● Instructions for the task
Starting at the top of the entries below, write out each line up to and including the one containing "const yTicks = [0, 20, 40, 60, 80, 100];". Leave the pictures out.

Records from a data collection:
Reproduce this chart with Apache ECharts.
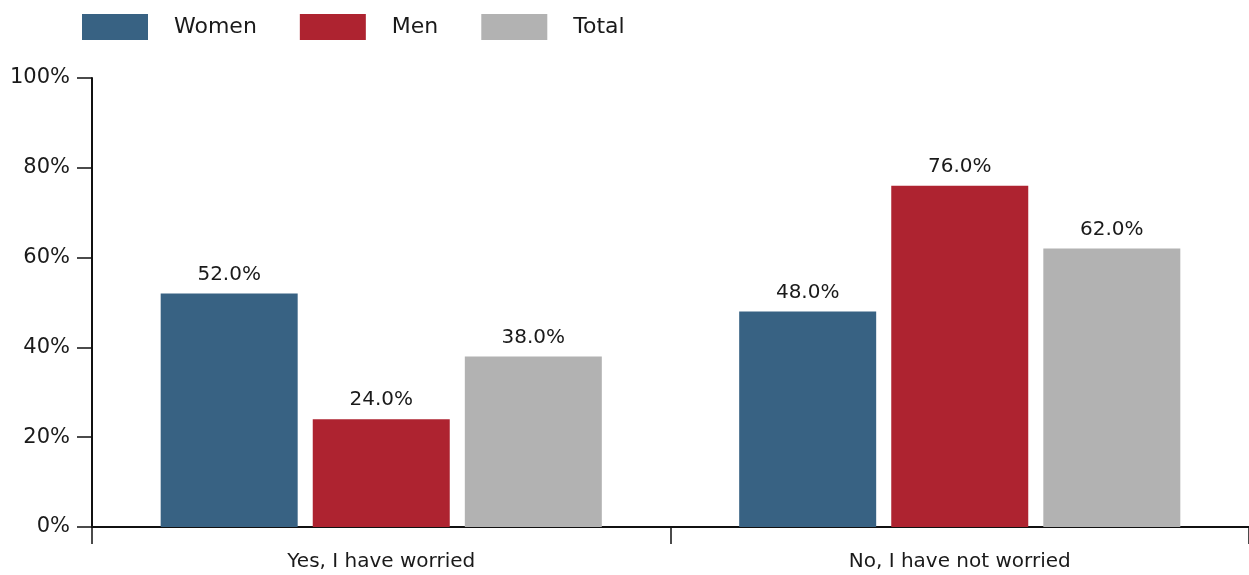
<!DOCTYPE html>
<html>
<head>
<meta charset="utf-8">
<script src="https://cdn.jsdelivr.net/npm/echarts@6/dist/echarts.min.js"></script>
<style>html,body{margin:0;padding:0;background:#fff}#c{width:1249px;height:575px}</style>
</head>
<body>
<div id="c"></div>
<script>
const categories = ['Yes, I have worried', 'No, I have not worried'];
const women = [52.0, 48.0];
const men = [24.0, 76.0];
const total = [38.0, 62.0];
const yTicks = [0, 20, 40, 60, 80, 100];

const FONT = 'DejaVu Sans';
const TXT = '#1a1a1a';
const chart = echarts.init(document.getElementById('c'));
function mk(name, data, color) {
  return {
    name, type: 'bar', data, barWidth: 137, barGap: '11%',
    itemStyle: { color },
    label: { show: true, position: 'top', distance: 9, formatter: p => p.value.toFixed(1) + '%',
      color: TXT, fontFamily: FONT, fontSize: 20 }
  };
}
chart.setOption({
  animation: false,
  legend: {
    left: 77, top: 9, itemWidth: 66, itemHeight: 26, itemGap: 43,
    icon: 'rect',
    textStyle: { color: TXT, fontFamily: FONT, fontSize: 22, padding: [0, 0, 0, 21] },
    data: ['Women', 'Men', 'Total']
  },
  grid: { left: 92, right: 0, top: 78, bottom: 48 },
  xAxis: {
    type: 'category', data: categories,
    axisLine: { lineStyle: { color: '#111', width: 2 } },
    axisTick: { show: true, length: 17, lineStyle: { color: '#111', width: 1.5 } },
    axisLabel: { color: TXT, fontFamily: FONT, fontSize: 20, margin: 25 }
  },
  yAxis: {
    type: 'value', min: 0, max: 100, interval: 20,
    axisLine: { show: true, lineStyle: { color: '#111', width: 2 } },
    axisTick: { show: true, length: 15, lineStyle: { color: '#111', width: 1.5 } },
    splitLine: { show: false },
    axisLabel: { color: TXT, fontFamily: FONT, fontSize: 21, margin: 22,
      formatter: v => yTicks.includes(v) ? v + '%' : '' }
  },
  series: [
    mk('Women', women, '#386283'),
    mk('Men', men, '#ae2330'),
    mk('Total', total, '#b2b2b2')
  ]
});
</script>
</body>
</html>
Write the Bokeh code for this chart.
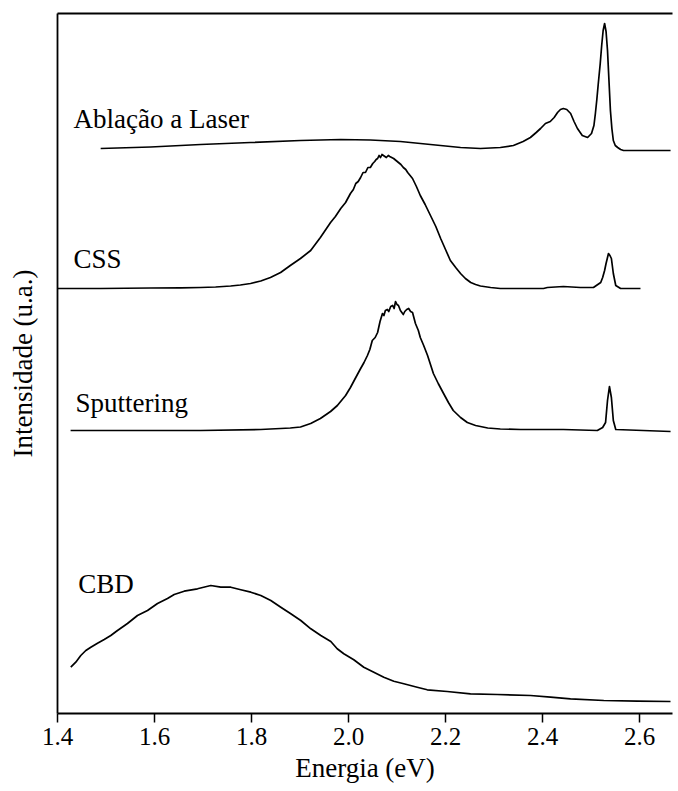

● Written solution
Reproduce this chart with Apache ECharts.
<!DOCTYPE html>
<html>
<head>
<meta charset="utf-8">
<script src="https://cdn.jsdelivr.net/npm/echarts@6/dist/echarts.min.js"></script>
<style>html,body{margin:0;padding:0;background:#fff}#c{width:1249px;height:575px}</style>
</head>
<body>
<div id="c"></div>
<script>
const categories = ['Yes, I have worried', 'No, I have not worried'];
const women = [52.0, 48.0];
const men = [24.0, 76.0];
const total = [38.0, 62.0];
const yTicks = [0, 20, 40, 60, 80, 100];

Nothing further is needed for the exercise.